Hepsini unutup gideceğiz nasılsa. Bakınız unuttuklarımızdan biri, daha geçen ay katıldığımız o Avrupa amatör şarkı yarışması eurovizyonda birinciliğin anahtarı olan yegane aracın “İngiliz dili ve kültürü” olduğu gerçeği. Bu kadar çok Türk kültürü ve Türkçe sevdalısı idik de neden uluslar arası bir yarışmada üstelik dereceye dahi giremediğimiz bir etkinlikte biz de olimpiyatların siyah tenli çocukları gibi Türkçe şarkılar söylemedik…
Söylemedik zira görünürde aksi olsa da tıpkı yarışmanın akredite dili gibi eğitimin de akredite dili ingilizcedir. Bu bakımdandır ki, diline yapılan hizmete kayıtsız kalamayan İngiltere, bu eğitim kurumlarına desteklemek adına bir girişimde bulunarak okulları ve öğretmenlerini ödüllendirmiştir. İngiliz Lordu Rotherham, “İngiliz kültürüne katkı” adı ile layık gördükleri ödülü sunarken Londra´da, söz konusu teşkilatın bu konuda yaptığı hizmetler nedeniyle düzenlenen ödül töreninde bölgedeki ingilizce eğitim veren adı türk olan okul sayısını kendi okulları olarak kabul ile övünerek ‘50&8242;den fazla ülkede 500&8242;den fazla okulumuz var´ diyebilmiştir.
Batı´nın amiral ülkelerinden İngiltere´nin de desteği ile daha da bir sahiplenilmiştir artık Türkçe! Yok yanlış okumadınız arada bir çelişki yok zira, organizasyon sahipleri tarafından çok iyi bilinmektedir ki, bu bir gösteri programıdır. Esas hizmet geri plandaki enternasyonel dil olan ingilizceyedir.

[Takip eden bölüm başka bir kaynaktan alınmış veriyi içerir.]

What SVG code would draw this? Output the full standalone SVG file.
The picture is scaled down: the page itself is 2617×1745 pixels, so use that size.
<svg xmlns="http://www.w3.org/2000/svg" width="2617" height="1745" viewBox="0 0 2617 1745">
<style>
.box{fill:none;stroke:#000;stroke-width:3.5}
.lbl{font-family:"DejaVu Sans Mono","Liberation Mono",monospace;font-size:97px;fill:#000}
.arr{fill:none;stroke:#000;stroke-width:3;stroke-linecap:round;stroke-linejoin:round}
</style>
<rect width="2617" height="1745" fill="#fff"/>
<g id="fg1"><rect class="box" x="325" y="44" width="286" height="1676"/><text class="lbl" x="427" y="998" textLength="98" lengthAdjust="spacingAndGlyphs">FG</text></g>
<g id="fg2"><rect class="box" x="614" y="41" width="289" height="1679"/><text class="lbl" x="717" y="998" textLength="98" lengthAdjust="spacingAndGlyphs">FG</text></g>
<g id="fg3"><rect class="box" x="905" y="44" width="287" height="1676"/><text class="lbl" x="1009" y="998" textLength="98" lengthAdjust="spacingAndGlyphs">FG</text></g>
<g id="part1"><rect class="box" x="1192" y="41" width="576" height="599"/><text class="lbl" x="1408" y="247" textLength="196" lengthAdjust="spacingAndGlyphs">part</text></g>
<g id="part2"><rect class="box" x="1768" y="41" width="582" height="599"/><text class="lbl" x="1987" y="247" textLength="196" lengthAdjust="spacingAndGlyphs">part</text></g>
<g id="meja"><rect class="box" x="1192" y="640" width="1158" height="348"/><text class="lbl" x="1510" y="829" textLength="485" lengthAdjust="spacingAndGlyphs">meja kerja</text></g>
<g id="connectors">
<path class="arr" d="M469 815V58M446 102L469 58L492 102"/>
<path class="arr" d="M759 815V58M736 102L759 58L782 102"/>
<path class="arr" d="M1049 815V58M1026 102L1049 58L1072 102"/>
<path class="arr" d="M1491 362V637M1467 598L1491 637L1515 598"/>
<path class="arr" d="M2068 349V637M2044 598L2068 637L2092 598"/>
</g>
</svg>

Kendi memleketinde ise, düzenlenen yarışma programları ile alelade ses sanatçılarının katılımı ile arabesk-fantezi müzik kulak kalitesinin üzerine çıkamayan, rutin dekoltesini programın milli ve manevi atmosferine göre, -mahalle baskısını da unutmamalı- evinde bırakarak frikiksiz nasıl giyinildiğini çoktan unutmuş, bu nedenle görsellikten de uzak, yarışma kültürüne aşina bir iki popstar jüri eskisinin gudik değerlendirme ve temennileri ile halk nezdinde bir onay bir kabullenilme beklentisine girilmektedir.

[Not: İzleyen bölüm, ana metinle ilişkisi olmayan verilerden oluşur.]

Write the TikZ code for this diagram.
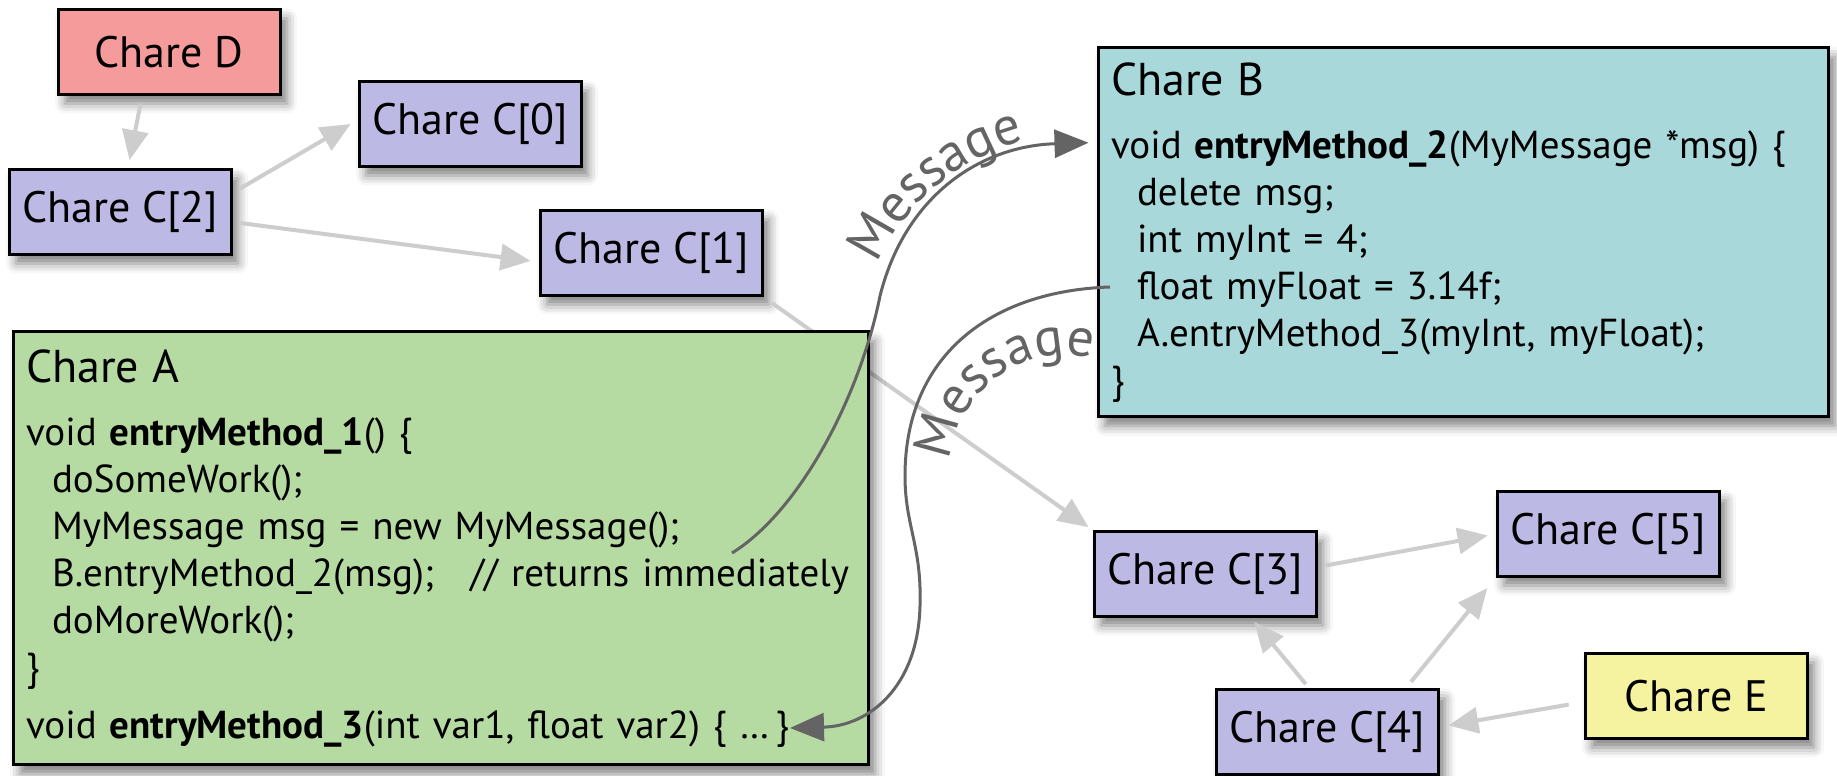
\documentclass[tikz,border=0pt]{standalone}
\usepackage{fontspec}
\setmainfont{PT Sans}
\usetikzlibrary{arrows.meta,shadows.blur,decorations.text}
\definecolor{charec}{RGB}{188,186,228}
\definecolor{chared}{RGB}{245,155,155}
\definecolor{charee}{RGB}{245,243,160}
\definecolor{charea}{RGB}{182,219,162}
\definecolor{chareb}{RGB}{168,216,218}
\definecolor{arrowgrey}{RGB}{205,205,205}
\definecolor{msggrey}{RGB}{100,100,100}
\newcommand{\charefont}{\fontsize{44}{50}\selectfont}
\newcommand{\titlefont}{\fontsize{46}{50}\selectfont}
\newcommand{\srcfont}{\fontsize{39}{47}\selectfont}
\newcommand{\msgfont}{\fontsize{54}{60}\selectfont}
\tikzset{
  chare/.style={draw, line width=3pt, fill=charec, minimum width=222pt, minimum height=85pt, inner sep=0pt, font=\charefont,
    blur shadow={shadow xshift=7pt, shadow yshift=-9pt, shadow blur radius=10pt, shadow opacity=50}},
  codebox/.style={chare, align=left, inner xsep=13pt, inner ysep=0pt, font=\srcfont},
  send/.style={-{Triangle[length=30pt,width=26pt]}, line width=4pt, draw=arrowgrey, shorten <=8pt, shorten >=8pt},
  msg/.style={-{Triangle[length=34pt,width=28pt]}, line width=3pt, draw=msggrey},
  msglabel/.style={decorate, decoration={text along path, text={|\msgfont\color{msggrey}|Message}, text align=center}},
}

\begin{document}
\begin{tikzpicture}[x=1pt,y=1pt]
\useasboundingbox (0,0) rectangle (1837,776);
\node[chare, fill=chared] (D) at (169,724) {Chare D};
\node[chare] (C0) at (470,652) {Chare C[0]};
\node[chare] (C2) at (120,564) {Chare C[2]};
\node[chare] (C1) at (651,523) {Chare C[1]};
\node[chare] (C3) at (1205,202) {Chare C[3]};
\node[chare] (C5) at (1608,242) {Chare C[5]};
\node[chare] (C4) at (1327,44) {Chare C[4]};
\node[chare, fill=charee] (E) at (1696,80) {Chare E};

\draw[send] ([xshift=-27pt]D.south) -- ([xshift=8pt]C2.north);
\draw[send] ([yshift=19pt]C2.east) -- ([yshift=4pt]C0.west);
\draw[send] ([yshift=-10pt]C2.east) -- ([yshift=-9pt]C1.west);
\draw[send, shorten <=10pt, shorten >=5pt] (C1.south east) -- (C3.north west);
\draw[send] ([yshift=7pt]C3.east) -- (C5.west);
\draw[send, shorten <=5pt, shorten >=5pt] ([xshift=-18pt]C4.north) -- ([xshift=46pt]C3.south);
\draw[send, shorten <=8pt, shorten >=13pt] ([xshift=79pt]C4.north) -- (C5.south west);
\draw[send, shorten <=15pt, shorten >=9pt] ([yshift=-6pt]E.west) -- ([yshift=5pt]C4.east);

\node[codebox, fill=charea, minimum width=855pt, minimum height=433pt, text width=829pt] (A) at (440.5,227.5) {%
{\titlefont Chare A}\\[16pt]
void \textbf{entryMethod\_1}() \{\\
\hspace*{26pt}doSomeWork();\\
\hspace*{26pt}MyMessage msg = new MyMessage();\\
\hspace*{26pt}B.entryMethod\_2(msg);\hspace{0.6em} // returns immediately\\
\hspace*{26pt}doMoreWork();\\
\}\\[11pt]
void \textbf{entryMethod\_3}(int var1, float var2) \{ \ldots\,\}};

\node[codebox, fill=chareb, minimum width=730pt, minimum height=369pt, text width=704pt] (B) at (1463,543.5) {%
{\titlefont Chare B}\\[16pt]
void \textbf{entryMethod\_2}(MyMessage *msg) \{\\
\hspace*{26pt}delete msg;\\
\hspace*{26pt}int myInt = 4;\\
\hspace*{26pt}float myFloat = 3.14f;\\
\hspace*{26pt}A.entryMethod\_3(myInt, myFloat);\\
\}};

\coordinate (m1) at (732,223);
\coordinate (m2) at (1110,489);
\coordinate (m3) at (790,48);
\coordinate (arc1) at (1080,420);
\coordinate (arc2) at (1066,305);
\draw[msg, shorten >=8pt] (m1) .. controls (800,265) and (860,380) .. (880,480)
  .. controls (905,580) and (980,630) .. ([yshift=90pt]B.west);
\draw[msg] (m2) .. controls (990,485) and (905,420) .. (905,300)
  .. controls (905,250) and (922,230) .. (920,170) .. controls (918,90) and (870,50) .. (m3);
\path[msglabel] ([shift={(190:222)}]arc1) arc[start angle=190, end angle=70, radius=222];
\path[msglabel] ([shift={(186:116)}]arc2) arc[start angle=186, end angle=66, radius=116];
\end{tikzpicture}
\end{document}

Ülkesinin bilhassa doğu yakasındaki evlatlarının ciddi bir bölümünün kalem, kağıt, defter, okul gibi kavramlarla hiç tanışmamış olduğu gerçeği bir köşede tüm azameti ile dururken Sri lanka´lı çocuğun ezberden Türkçe maniler okumasını kutsamak eldeki bulgurun akıbetini unutmaktır… Hem neden türkçe şarkı söylesin ki Malezyalı, Endonezyalı, Vietnamlı, Koreli çocuk. Her halk kendi dilinde öz kültürü ile var olmalı değil mi?

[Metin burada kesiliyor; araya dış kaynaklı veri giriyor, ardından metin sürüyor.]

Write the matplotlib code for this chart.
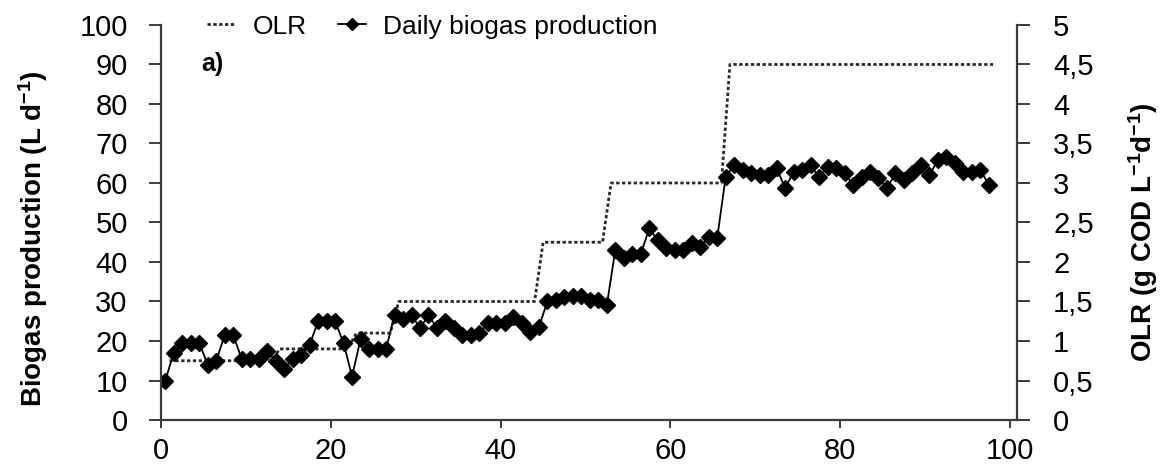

Saf dil bir inanıştır ya, hatırlatalım sanıyor musunuz ki ekonomisi dışa bağımlı, hala IMF´ in iktisadi reçetelerine mecbur olan, krizlerin pençesinde iki yakasının bir araya getirememiş, doğal kaynaklarını kullanmak, geliştirmek bir yana topraklarını yarım asırlığına kiraya çıkarmaktan bahseden bir ülke böylesine bir organizasyonu bir başına üstlenip böylesine bir kültür sömürgeciliği hareketini nasıl ateşleyebilir!
Perde ardında bir “güç” arayanlar için ipucu vermek isterim. Bugün okyanus ötesi bir hayal ülkesinde tam 160 adet paralı eğitim veren “Türk okulu” mevcut… Yine en güçlü okulların her nedense federal ajanların kol gezdiği ülkelerde onların nezaretinde eğitim ve öğretimine devam ediyor olması…
Siz bu bilmeceyi çözedurun, sevgi ve hoşgörü dili için verilen mübarek seferberlik hareketi gerçek bir insanlık hizmeti olarak literatürde yerini alsın, ne de olsa ahiret yurdunun enternasyonel dili değil mi türkçe?

Fazıl Ahmet Açıkay

emeğine sağlık.......herkes kendi açısından önmesediğini yada ne ile üstlnediyse onu tebliğe memurdur...Huda bizleri dini tebliğ edenlerden kılsın.